Our second plenary speaker this year was Dr. I-to Loh, an ethnomusicologist, hymnal editor, and a former seminary president. His talk, “Sound a Mystic Bamboo Song: Sounds & Images of Christ in Asian Hymns,” explored the contributions Asian cultures make to a global Christianity. Many of his examples were from “Sound the Bamboo,” a hymnal he edited for the Christian Conference of Asia. To prepare for this hymnal, he visited indigenous communities from Pakistan to Bali to record folk melodies. Many of these melodies were incorporated into the hymnal with Christian words, or inspired new compositions.

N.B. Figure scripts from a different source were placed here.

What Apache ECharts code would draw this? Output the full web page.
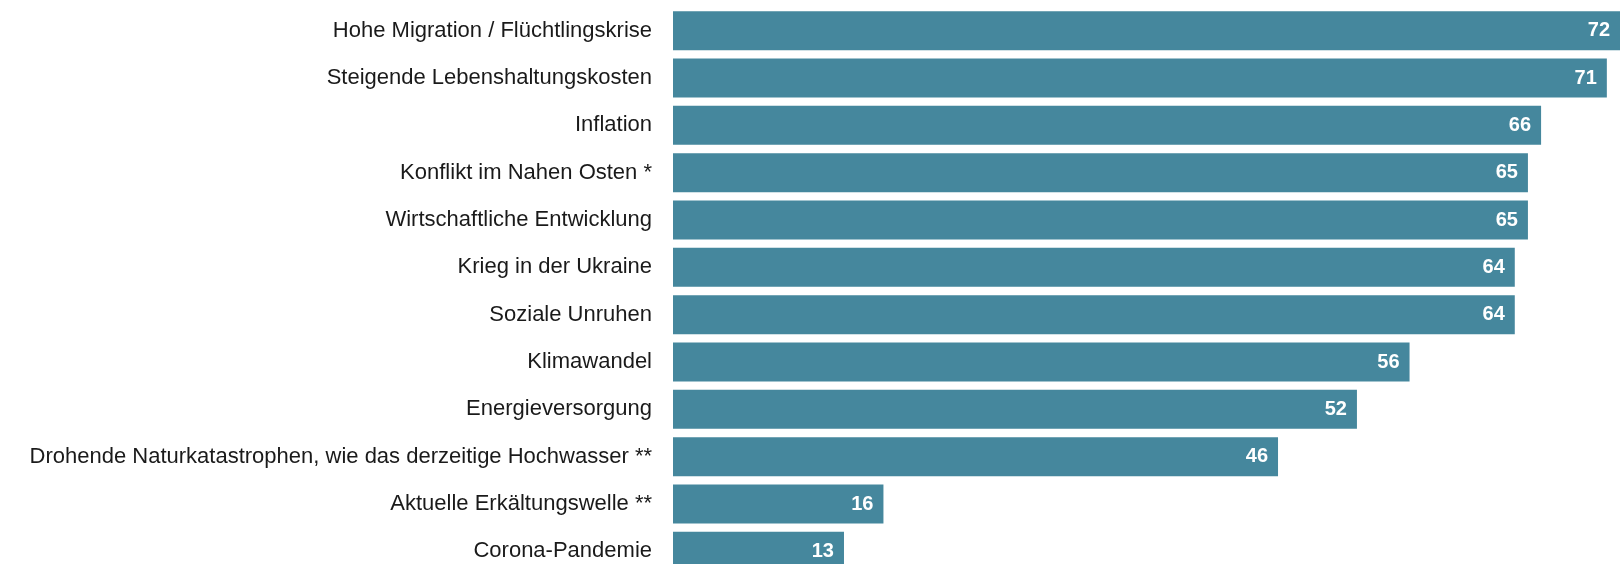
<!DOCTYPE html>
<html>
<head>
<meta charset="utf-8">
<script src="https://cdn.jsdelivr.net/npm/echarts@6/dist/echarts.min.js"></script>
<style>
  html, body { margin: 0; padding: 0; background: #fff; }
  #chart { width: 1620px; height: 564px; }
</style>
</head>
<body>
<div id="chart"></div>
<script>
const categories = [
  'Hohe Migration / Flüchtlingskrise',
  'Steigende Lebenshaltungskosten',
  'Inflation',
  'Konflikt im Nahen Osten *',
  'Wirtschaftliche Entwicklung',
  'Krieg in der Ukraine',
  'Soziale Unruhen',
  'Klimawandel',
  'Energieversorgung',
  'Drohende Naturkatastrophen, wie das derzeitige Hochwasser **',
  'Aktuelle Erkältungswelle **',
  'Corona-Pandemie'
];
const values = [72, 71, 66, 65, 65, 64, 64, 56, 52, 46, 16, 13];

const chart = echarts.init(document.getElementById('chart'));
chart.setOption({
  animation: false,
  grid: { left: 673, right: 0, top: 7, height: 568, outerBoundsMode: 'none' },
  xAxis: {
    type: 'value',
    min: 0,
    max: 72,
    show: false
  },
  yAxis: {
    type: 'category',
    inverse: true,
    data: categories,
    axisLine: { show: false },
    axisTick: { show: false },
    axisLabel: {
      margin: 21,
      fontFamily: 'Liberation Sans',
      fontSize: 22,
      color: '#1a1a1a'
    }
  },
  series: [{
    type: 'bar',
    data: values,
    barCategoryGap: '17.6%',
    itemStyle: { color: '#45879d' },
    label: {
      show: true,
      position: 'insideRight',
      offset: [-5, 0],
      fontFamily: 'Liberation Sans',
      fontSize: 20,
      fontWeight: 'bold',
      color: '#ffffff'
    }
  }]
});
</script>
</body>
</html>
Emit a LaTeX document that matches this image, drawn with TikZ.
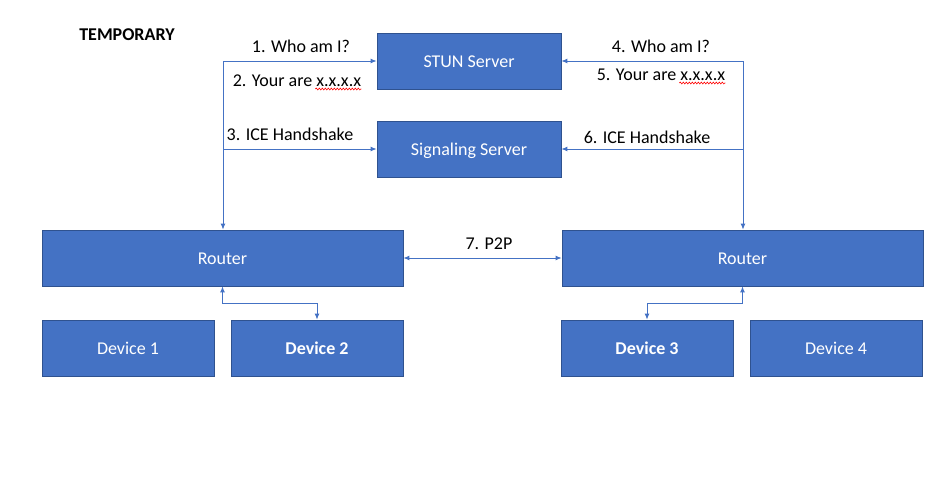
\documentclass[tikz,border=0pt]{standalone}
\usepackage{fontspec}
\setmainfont{Carlito}
\usetikzlibrary{arrows.meta,decorations.pathmorphing}
\definecolor{boxblue}{HTML}{4472C4}
\definecolor{boxline}{HTML}{2F528F}
\begin{document}
\begin{tikzpicture}
[
 x=1pt, y=-1pt,
 font=\fontsize{18}{21}\selectfont,
 BX/.style={rectangle, draw=boxline, fill=boxblue, thick, text=white, inner sep=0pt, text height=13pt, text depth=0.5pt},
 SRV/.style={BX, minimum width=184pt, minimum height=56pt},
 RTR/.style={BX, minimum width=361pt, minimum height=56pt},
 DEV/.style={BX, minimum width=172pt, minimum height=56pt},
 LAB/.style={inner sep=0pt, anchor=base},
 LN/.style={draw=boxblue, line width=0.9pt, -{Latex[length=6pt,width=5pt]}},
 LN2/.style={LN, {Latex[length=6pt,width=5pt]}-{Latex[length=6pt,width=5pt]}},
 spell/.style={draw=red, line width=0.6pt, decorate, decoration={snake, segment length=3pt, amplitude=0.9pt}}
 ],
 %
\useasboundingbox (0,0) rectangle (936,480);
%
\node [LAB, font=\fontsize{18}{21}\selectfont\bfseries] (tmp) at (127, 40) {TEMPORARY};
%
\node [SRV]  (stun)  at ( 469, 61)  {STUN Server};
\node [SRV]  (sig)   at ( 469, 149) {Signaling Server};
\node [RTR]  (rl)    at ( 222.5, 258) {Router};
\node [RTR]  (rr)    at ( 742.5, 258) {Router};
\node [DEV]  (d1)    at ( 128, 348) {Device 1};
\node [DEV]  (d2)    at ( 317, 348) {\bfseries Device 2};
\node [DEV]  (d3)    at ( 647, 348) {\bfseries Device 3};
\node [DEV]  (d4)    at ( 836, 348) {Device 4};
%
\coordinate (LT) at (223, 61);
\coordinate (LS) at (223, 149);
\coordinate (RT) at (743, 61);
\coordinate (RS) at (743, 149);
%
\node [LAB]  (lab1)  at ( 301, 52)  {1. Who am I?};
\node [LAB]  (lab2)  at ( 297, 86)  {2. Your are x.x.x.x};
\node [LAB]  (lab3)  at ( 290, 140) {3. ICE Handshake};
\node [LAB]  (lab4)  at ( 661, 52)  {4. Who am I?};
\node [LAB]  (lab5)  at ( 661, 80)  {5. Your are x.x.x.x};
\node [LAB]  (lab6)  at ( 647, 143) {6. ICE Handshake};
\node [LAB]  (lab7)  at ( 489, 249) {7. P2P};
%
\draw [spell] ([xshift=-46pt,yshift=-3pt]lab2.base east) -- ([xshift=0pt,yshift=-3pt]lab2.base east);
\draw [spell] ([xshift=-46pt,yshift=-3pt]lab5.base east) -- ([xshift=0pt,yshift=-3pt]lab5.base east);
%
\draw [LN]  (LT) -- (stun.west);
\draw [LN]  (LS) -- (sig.west);
\draw [LN]  (LT) -- (LT |- rl.north);
\draw [LN]  (RT) -- (stun.east);
\draw [LN]  (RS) -- (sig.east);
\draw [LN]  (RT) -- (RT |- rr.north);
%
\draw [LN2] (rl.east) -- (rr.west);
\draw [LN2] (rl.south) -- ++(0,17) -| (d2.north);
\draw [LN2] (rr.south) -- ++(0,17) -| (d3.north);
%
\end{tikzpicture}
\end{document}
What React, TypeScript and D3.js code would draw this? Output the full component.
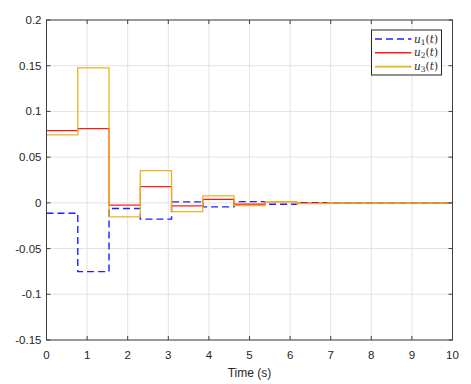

Dr. Loh reminded us that beauty is not universal. For example, Western 4-part harmony or “bel canto” singing would sound very strange in Indonesia or India, just as some Asian styles of singing and playing seem “out of tune” to Western ears. Similarly, he demonstrated how many aspects of music that Western Christians take for granted are not universal. While we used a piano for demonstration purposes, these hymns would often be accompanied by indigenous instruments — we heard a drum and a jaw harp. Instead of a regular meter, some hymns used additive rhythms — we sang Loh’s “Loving Spirit” in 7/8, 3+2+2. Instead of a Western tonality, hymns used scales not often used in the West, such as one based on a “gypsy mode.” And the imagery used was more meaningful to Asian cultures, such as “The Rice of Life from Heaven Came.”
One question Dr. Loh was asked — is it alright to take indigenous, non-Christian melodies and fit Christian words to them? In his response, Dr. Loh noted that this is something is something not limited to Christians, singing an altered Christian hymn he’d heard: “Buddha loves me, this I know…”
I think also of the response of Dr. Tinker, our previous plenary speaker, when addressing a similar question. He said that if people give you a song, then yes, you can (and perhaps even should) use it. But realize that it is changed — it is no longer the original piece that you heard. It takes on new meaning.